Example: Mohammed and Fatima hold their property as joint tenants in equity despite unequal contributions, due to an express declaration of trust in a deed.
What do words of severance in a transfer deed indicate about co-ownership?
Words of severance are any wording in the deed that implies distinct shares indicates a tenancy in common.
Examples of severance language:
- “Divided equally between them.”
- “To A and B in equal shares.”
- “Between A and B.”
- “Half to A and half to B.”
If such words are present, it shows an intent for separate shares, establishing a tenancy in common in equity.
When does equity presume a tenancy in common, and how can this presumption be rebutted?
Equity presumes a joint tenancy in equity (following the legal estate) as established in Stack v Dowden [2007].
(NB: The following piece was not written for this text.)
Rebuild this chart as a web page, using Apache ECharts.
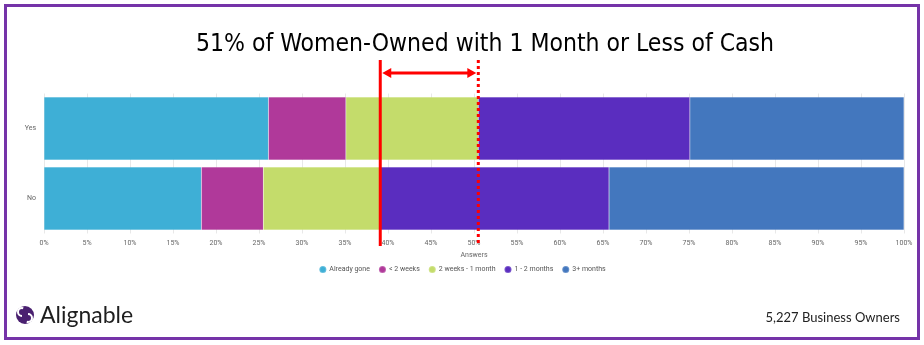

This presumption can be rebutted in specific situations:
- Business Use: If acquired for business, co-owners likely want their interest to go to their estate rather than business partners upon death.
- Unequal Contributions: Where one co-owner contributes significantly more to the purchase, equity presumes a tenancy in common, with shares reflecting contributions.
- Money Management Post-Acquisition: In a trust of the home, the presumption for a joint tenancy in equity can be rebutted in exceptional cases, e.g., if one party pays the majority of mortgage and outgoings (Stack v Dowden).
Example: In the absence of these rebutting factors, equity will follow the law, treating the equitable interest as a joint tenancy.
What is severance of a joint tenancy in equity, and how can it be achieved?
Severance is the method by which a joint tenancy in equity is converted into a tenancy in common.
It applies only to equitable interests and does not sever the joint tenancy of the legal estate.
Severance must occur inter vivos, meaning it must take place during the lifetime of the co-owner; a will cannot effect severance as it only takes effect upon death (Carr v Isard [2006] EWHC 2095 (Ch)).